None of these will actually achieve much, but I find it interesting which of the three possibilities people choose.
What can the world do to promote peace?
Scenario A: Some Arab terrorist group fires at Israeli cities for a few years.
Call 1 (before Israel fires back): "Stop shooting at the Israelis. It's morally wrong!"
Call 2 (before Israel fires back): "Stop shooting at the Israelis. They will fire back!"
Call 3 (after Israel fired back): "Stop shooting at the terrorists.

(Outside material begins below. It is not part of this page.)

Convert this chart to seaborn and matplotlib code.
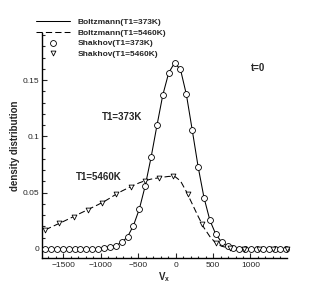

It's oppressive!"
Does anybody notice how call 3 totally failed to prevent a war and even failed to prevent an escalation of the war AND was not even designed to prevent the war?
But let's look at another possible scenario.
Scenario B: Some Arab government decides to run a little genocide in the poorer part of the country it controls.
Call 1 (before the affected population fights back): "Stop with the genocide. It's morally wrong!"
Call 2 (before the affected population fights back): "Stop with the genocide. It might lead to civil war!"
Call 3 (when the civil war has started): "Let's work with both sides to end this conflict."
Again, what's the issue here? At which point can the violence be stopped? Is it really the best way to wait for the civil war and then to try and talk it over (while the genocide continues)?
I think the world needs to change dramatically. If we the world have decided not to act (because "violence is wrong"), then perhaps we should at least speak up before the fact, even if we risk not being able to blame Israel for the war we have at least tried to prevent.
Does anybody else notice how it is mostly conservatives who would make call 1, mostly pragmatists who would make call 2, and mostly liberals who would make call 3?
Yes, there are now many liberals who are speaking up about Darfur. But they were not speaking about about Kurdistan. It has only recently become fashionable among liberals to talk about a war that cannot be blamed on Israel.
Saddam's war against the Kurds could not be blamed on Israel. But ANYTHING done against Saddam, BY ANYONE, could easily be blamed on Israel. And it was. Arabs accused Kurds of being Zionists. They naturally assumed that the only reason the Kurds fought back when attacked with poison gas from the air was because of the natural evil tendency to support those oppressive Jews. Liberals and white supremacists accused George Bush (both of them) to fight a war for Israel. They never could see any other reason to invade Iraq and remove Saddam from power.